Today’s Solutions: January 12, 2025

With broom in hand, J.L. Hooymayers turned around his inner city neighbourhood .

Marco Visscher | July/Aug 2005 issue

J.L. Hooymayers and his neighbours worried that their Rotterdam inner city neighbourhood was going to the dogs. Everyone complained most about how the litter wasn’t being picked up, blaming the city government. Hooymayers, however, had a different approach to fixing the problems: he started to clean up the mess himself.

“Well, someone’s got to do it, right?” he says. Hooymayers, who has lived on the street for more than 40 years, remembers when it all began in 1989. “People were unhappy, there was a lot of crime and the street was going downhill. The city wasn’t doing anything and no one trusted it would. A neighbourhood meeting was planned. It was a mess. People were rude. Nothing came out of it.”

Then Hooymayers got up and said, “We can keep saying over and over that the city needs to solve the problem, but we can also take the initiative ourselves, right? Why is the street so dirty? Because we are dumping our trash on it, not some city employee. It’s our street!” The next morning Hooymayers went to the store and bought a couple of brooms and a group of neighbours set to work sweeping.

The residents then decided they wanted more streetlights for added safety. The city said an extra streetlamp would cost at least $2,000 U.S.. Nothing happened. So Hooymayers bought a couple of large white light bulbs and a five-meter extension cord and created his own street lighting. In the same way, plants were added to make the street more attractive.

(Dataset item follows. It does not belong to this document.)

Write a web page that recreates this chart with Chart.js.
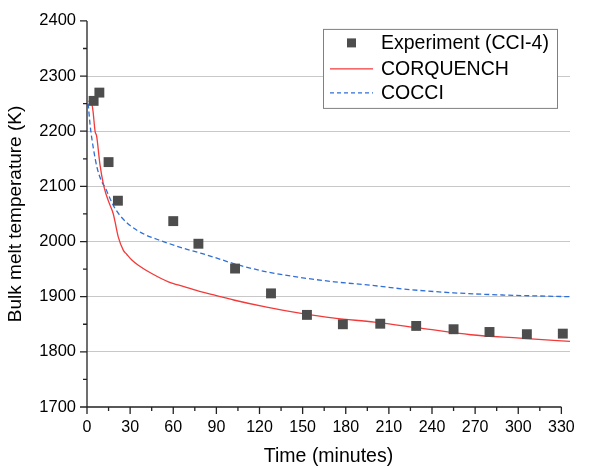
<!DOCTYPE html>
<html>
<head>
<meta charset="utf-8">
<script src="https://cdn.jsdelivr.net/npm/chart.js@4/dist/chart.umd.min.js"></script>
<style>
  html, body { margin: 0; padding: 0; background: #fff; }
  #wrap { width: 592px; height: 468px; }
</style>
</head>
<body>
<div id="wrap"><canvas id="meltChart" width="592" height="468"></canvas></div>
<script>
// axis ticks
const xTicks = [0, 30, 60, 90, 120, 150, 180, 210, 240, 270, 300, 330];
const yTicks = [1700, 1800, 1900, 2000, 2100, 2200, 2300, 2400];

// experiment (CCI-4)
const expTime = [4.6, 8.6, 15, 21.5, 60, 77.5, 103, 128, 153, 178, 204, 229, 255, 280, 306, 331];
const expTemp = [2255, 2270, 2144, 2074, 2037, 1996, 1951, 1906, 1867, 1850, 1851, 1847, 1841, 1836, 1832, 1833];

// CORQUENCH
const corqTime = [1, 3, 4.2, 5.6, 6.7, 9, 11.4, 13, 16, 18.3, 19.5, 21.8, 25.3, 27.6, 31, 35.7, 45, 56.6, 68, 79, 90, 102, 125, 148, 172, 200, 232, 267, 301, 336];
const corqTemp = [2254, 2253, 2236, 2200, 2191, 2140, 2104, 2088, 2066, 2050, 2036, 2008, 1984, 1977, 1967, 1957, 1942, 1927, 1918, 1909, 1902, 1894, 1881, 1870, 1861, 1854, 1843, 1831, 1825, 1819];

// COCCI
const cocciTime = [0.8, 2.3, 4.5, 7, 10, 13, 16, 19.5, 24, 30, 40, 52, 68, 79, 89, 102, 125, 148, 172, 200, 220, 255, 290, 336];
const cocciTemp = [2250, 2208, 2168, 2134, 2110, 2096, 2078, 2060, 2044, 2029, 2013, 2001, 1987, 1979, 1971, 1960, 1945, 1935, 1927, 1920, 1914, 1907, 1903, 1900];

const FONT = '"Liberation Sans", Arial, sans-serif';
const RED = '#f23a3a';
const BLUE = '#2f6fd6';
const MARK = '#4d4d4d';

const pts = (xs, ys) => xs.map((x, i) => ({ x, y: ys[i] }));

// axis lines + major/minor ticks (Origin style, outward)
const axesPlugin = {
  id: 'axesPlugin',
  afterDatasetsDraw(chart) {
    const { ctx, scales: { x, y } } = chart;
    const x0 = x.getPixelForValue(xTicks[0]);
    const x1 = x.getPixelForValue(xTicks[xTicks.length - 1]);
    const yb = y.getPixelForValue(yTicks[0]);
    const yt = y.getPixelForValue(yTicks[yTicks.length - 1]);
    ctx.save();
    ctx.strokeStyle = '#222';
    ctx.lineWidth = 1.3;
    ctx.beginPath();
    ctx.moveTo(x0, yt); ctx.lineTo(x0, yb); ctx.lineTo(x1, yb);
    xTicks.forEach((v, i) => {
      const p = x.getPixelForValue(v);
      ctx.moveTo(p, yb); ctx.lineTo(p, yb + 7);
      if (i < xTicks.length - 1) {
        const m = x.getPixelForValue((v + xTicks[i + 1]) / 2);
        ctx.moveTo(m, yb); ctx.lineTo(m, yb + 4);
      }
    });
    yTicks.forEach((v, i) => {
      const p = y.getPixelForValue(v);
      ctx.moveTo(x0, p); ctx.lineTo(x0 - 7, p);
      if (i < yTicks.length - 1) {
        const m = y.getPixelForValue((v + yTicks[i + 1]) / 2);
        ctx.moveTo(x0, m); ctx.lineTo(x0 - 4, m);
      }
    });
    ctx.stroke();
    ctx.restore();
  }
};

// boxed legend in the top right corner
const legendPlugin = {
  id: 'boxLegend',
  afterDraw(chart) {
    const { ctx, chartArea } = chart;
    const bw = 234, bh = 79;
    const bx = chartArea.right - 13 - bw, by = chartArea.top + 8;
    ctx.save();
    ctx.fillStyle = '#fff';
    ctx.fillRect(bx, by, bw, bh);
    ctx.strokeStyle = '#808080';
    ctx.lineWidth = 1;
    ctx.strokeRect(bx + 0.5, by + 0.5, bw, bh);
    const rows = [by + 14, by + 40, by + 64];
    const sx0 = bx + 7, sx1 = bx + 50, tx = bx + 58;
    // marker
    ctx.fillStyle = MARK;
    ctx.fillRect((sx0 + sx1) / 2 - 4.5, rows[0] - 4.5, 9, 9);
    // red line
    ctx.strokeStyle = RED; ctx.lineWidth = 1.3;
    ctx.beginPath(); ctx.moveTo(sx0, rows[1]); ctx.lineTo(sx1, rows[1]); ctx.stroke();
    // blue dashed
    ctx.strokeStyle = BLUE; ctx.setLineDash([4, 3]);
    ctx.beginPath(); ctx.moveTo(sx0, rows[2]); ctx.lineTo(sx1, rows[2]); ctx.stroke();
    ctx.setLineDash([]);
    ctx.fillStyle = '#000';
    ctx.font = '19.5px ' + FONT;
    ctx.textBaseline = 'middle';
    const names = chart.data.datasets.map(d => d.label);
    names.forEach((n, i) => ctx.fillText(n, tx, rows[i] + 1));
    ctx.restore();
  }
};

new Chart(document.getElementById('meltChart'), {
  type: 'scatter',
  data: {
    datasets: [
      {
        label: 'Experiment (CCI-4)',
        data: pts(expTime, expTemp),
        pointStyle: 'rect',
        pointRadius: 7,
        pointBackgroundColor: MARK,
        pointBorderColor: MARK,
        pointBorderWidth: 0,
        showLine: false
      },
      {
        label: 'CORQUENCH',
        data: pts(corqTime, corqTemp),
        showLine: true,
        borderColor: RED,
        borderWidth: 1.3,
        pointRadius: 0,
        cubicInterpolationMode: 'monotone'
      },
      {
        label: 'COCCI',
        data: pts(cocciTime, cocciTemp),
        showLine: true,
        borderColor: BLUE,
        borderWidth: 1.3,
        borderDash: [5, 3],
        pointRadius: 0,
        cubicInterpolationMode: 'monotone'
      }
    ]
  },
  options: {
    responsive: false,
    animation: false,
    layout: { padding: { top: 19, right: 22, left: 0, bottom: 0 } },
    plugins: {
      legend: { display: false },
      tooltip: { enabled: false }
    },
    scales: {
      x: {
        type: 'linear',
        min: 0,
        max: 336,
        afterBuildTicks: s => { s.ticks = xTicks.map(v => ({ value: v })); },
        afterFit: s => { s.height = 61; },
        grid: { display: false, drawTicks: false },
        border: { display: false },
        ticks: { color: '#000', padding: 11, maxRotation: 0, font: { family: FONT, size: 16 }, callback: v => String(v) },
        title: {
          display: true,
          text: 'Time (minutes)',
          color: '#000',
          padding: { top: 0, bottom: 0 },
          font: { family: FONT, size: 19.5 }
        }
      },
      y: {
        min: 1700,
        max: 2400,
        afterBuildTicks: s => { s.ticks = yTicks.map(v => ({ value: v })); },
        afterFit: s => { s.width = 87; },
        grid: {
          drawTicks: false,
          lineWidth: 1,
          color: c => (c.tick && (c.tick.value === yTicks[0] || c.tick.value === yTicks[yTicks.length - 1])) ? 'rgba(0,0,0,0)' : '#c8c8c8'
        },
        border: { display: false },
        ticks: { color: '#000', padding: 11, font: { family: FONT, size: 16.5 }, callback: v => String(v) },
        title: {
          display: true,
          text: 'Bulk melt temperature (K)',
          color: '#000',
          padding: { top: 4, bottom: 0 },
          font: { family: FONT, size: 19 }
        }
      }
    }
  },
  plugins: [axesPlugin, legendPlugin]
});
</script>
</body>
</html>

Hooymayers’ efforts sparked a city-wide series of neighbourhood campaigns-referred to as “upzooming”- where residents took the initiative to improve the quality of life in their area. There are now hundreds of streets in Rotterdam involved in such campaigns and a similar neighbourhood project has been launched in the U.S. city of Baltimore. After all, Hooymayer says, any neighbourhood can keep its streets clean and safe. You don’t have to be a city employee for that.